Director Paul Pinsky, Maryland Energy Administration, told the Economic Matters Committee that the administration’s analysis of pathways to 100% clean electricity projects a major increase in generation capacity and significant policy tradeoffs.
“This study should be seen as a starting point for conversation. It’s not an endpoint. It is a foundation,” Pinsky said as he introduced the 72‑page report prepared for the committee.
The report presents three modeling scenarios: (1) a pathway that assumes 100% of the state’s generation is produced in Maryland; (2) a pathway that assumes Maryland imports 20% of its electricity; and (3) a “maintenance” case that continues current imports at roughly 39–40%. The administration said it asked the consultant to constrain some resource deployments (for example, caps on onshore solar and wind and limits on offshore wind) so the outputs would be geographically realistic for Maryland.
Under the study’s primary decarbonization run, Maryland’s current installed capacity of about 12 gigawatts would need roughly 9.6 additional gigawatts—about a 75% increase—by 2035 to meet a 100% in‑state clean generation benchmark. The modeling showed solar and land‑based wind are the least‑cost clean resources but are limited by land availability and siting constraints; the model instead leaned heavily on expanding nuclear output and deploying offshore wind where feasible.
The study treats nuclear generation as emissions‑free for purposes of the modeling and reports an approximate 185% increase in nuclear capacity in the decarbonization scenario (the consultant’s output included one roughly 2.2‑gigawatt traditional reactor and two ~600‑megawatt small modular reactors in that run). The report also shows offshore wind deployments rising in some scenarios (to roughly 3.9 gigawatts in the principal run), but MEA staff warned those projects face financing and permitting uncertainty.
Ryan Opsahl, Director of Energy Policy at the Maryland Energy Administration, described the base case and the decarbonization runs and warned the model’s outputs are sensitive to the caps and assumptions MEA provided. Opsahl noted the model assumes PJM projections for behind‑the‑meter residential solar (about 2.5 gigawatts) and includes modest increases in utility solar and onshore wind in the base case.
Committee members pressed MEA on reliability, costs, and near‑term risks to ratepayers. Several legislators asked whether the modeling accounted for expected data‑center load, battery storage, reconductoring or other nongeneration solutions. MEA said the consultant used PJM’s load forecast (including some electrification assumptions) and assumed one large data center of about 800 megawatts in the base run; MEA representatives said they are working with the consultant on additional runs that would explicitly model higher data‑center scenarios. MEA also said batteries were included in the model but that system‑level modeling undercounts the full economic value batteries could capture in distribution‑level markets and that a more focused reliability and peak‑capacity study would be required to examine those questions in depth.

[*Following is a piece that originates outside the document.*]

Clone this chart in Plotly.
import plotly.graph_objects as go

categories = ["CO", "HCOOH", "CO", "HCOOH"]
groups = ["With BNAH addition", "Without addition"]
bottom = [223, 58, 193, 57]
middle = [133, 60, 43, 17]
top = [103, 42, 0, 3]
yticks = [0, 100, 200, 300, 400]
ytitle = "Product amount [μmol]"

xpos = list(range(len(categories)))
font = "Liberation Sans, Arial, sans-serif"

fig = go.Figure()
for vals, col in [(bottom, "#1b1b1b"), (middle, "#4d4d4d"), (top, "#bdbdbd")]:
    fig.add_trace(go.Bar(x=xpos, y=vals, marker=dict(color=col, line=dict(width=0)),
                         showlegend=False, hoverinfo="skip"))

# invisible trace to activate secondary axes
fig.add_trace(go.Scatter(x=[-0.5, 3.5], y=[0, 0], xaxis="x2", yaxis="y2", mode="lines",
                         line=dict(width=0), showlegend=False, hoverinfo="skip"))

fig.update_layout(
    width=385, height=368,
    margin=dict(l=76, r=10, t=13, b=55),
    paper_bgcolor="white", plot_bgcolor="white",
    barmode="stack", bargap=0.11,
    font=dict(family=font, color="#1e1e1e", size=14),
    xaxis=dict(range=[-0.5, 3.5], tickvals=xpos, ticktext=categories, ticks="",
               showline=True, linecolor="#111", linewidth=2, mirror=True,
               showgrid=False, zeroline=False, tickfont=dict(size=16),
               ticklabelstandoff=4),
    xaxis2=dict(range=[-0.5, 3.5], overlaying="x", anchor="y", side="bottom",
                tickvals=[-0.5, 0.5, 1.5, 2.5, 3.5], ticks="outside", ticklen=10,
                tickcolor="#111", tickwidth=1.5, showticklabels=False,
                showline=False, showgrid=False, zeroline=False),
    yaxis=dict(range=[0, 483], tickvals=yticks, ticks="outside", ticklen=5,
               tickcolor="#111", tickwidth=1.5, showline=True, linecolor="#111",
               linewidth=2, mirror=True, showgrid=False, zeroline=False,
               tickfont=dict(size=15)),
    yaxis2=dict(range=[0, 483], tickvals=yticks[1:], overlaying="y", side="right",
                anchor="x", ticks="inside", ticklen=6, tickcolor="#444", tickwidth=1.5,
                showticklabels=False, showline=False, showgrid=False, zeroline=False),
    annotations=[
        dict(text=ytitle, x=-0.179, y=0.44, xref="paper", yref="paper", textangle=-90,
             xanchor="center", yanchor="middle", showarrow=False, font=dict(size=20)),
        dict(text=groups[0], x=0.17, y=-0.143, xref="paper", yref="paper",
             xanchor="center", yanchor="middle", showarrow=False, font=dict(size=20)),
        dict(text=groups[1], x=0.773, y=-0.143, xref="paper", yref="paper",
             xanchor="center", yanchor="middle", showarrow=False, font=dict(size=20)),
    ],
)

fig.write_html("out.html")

On imports and supply mix, Pinsky told the committee the state currently imports roughly 36–40% of its electricity and that the gap between in‑state generation and load is a long‑standing condition. The report cites Maryland’s Climate Solutions Now Act (the state law calling for a 60% greenhouse‑gas reduction by 2031) and the governor’s executive order directing a 100% clean‑energy analysis as drivers for the study.
MEA presented several policy recommendations summarized in the report including: evaluating procurement mechanisms for large projects (including a procurement approach for nuclear), revisiting the alternative compliance payment (ACP) structure to maintain stronger renewable credit prices, using application escrow accounts for offshore wind to protect the state from failed bidders, and standing up a coal‑site reuse program to identify generation sites (for example, for SMRs or other resources) where existing transmission infrastructure might be repurposed.
Committee members emphasized affordability and the need for more granular reliability analysis. Several legislators said they supported exploring nuclear options (including small modular reactors) and repurposing retired fossil‑fuel sites, but also warned that siting, federal permitting, financing and potential cost impacts on ratepayers will constrain how quickly any buildout can occur. MEA repeatedly told the committee the 2035 100% in‑state generation scenario is a heavy lift and not yet law; the governor’s call for 2035 is an executive objective and would require legislative action to become binding.
The presentation concluded with committee members asking MEA for follow‑up analysis—additional model runs that include alternate import assumptions and data‑center load cases, a targeted reliability/peak‑capacity study, a reconductoring feasibility analysis, and more detailed cost‑impact work for ratepayer and fiscal planning. MEA said it will provide additional model runs and further analysis to the committee as they become available.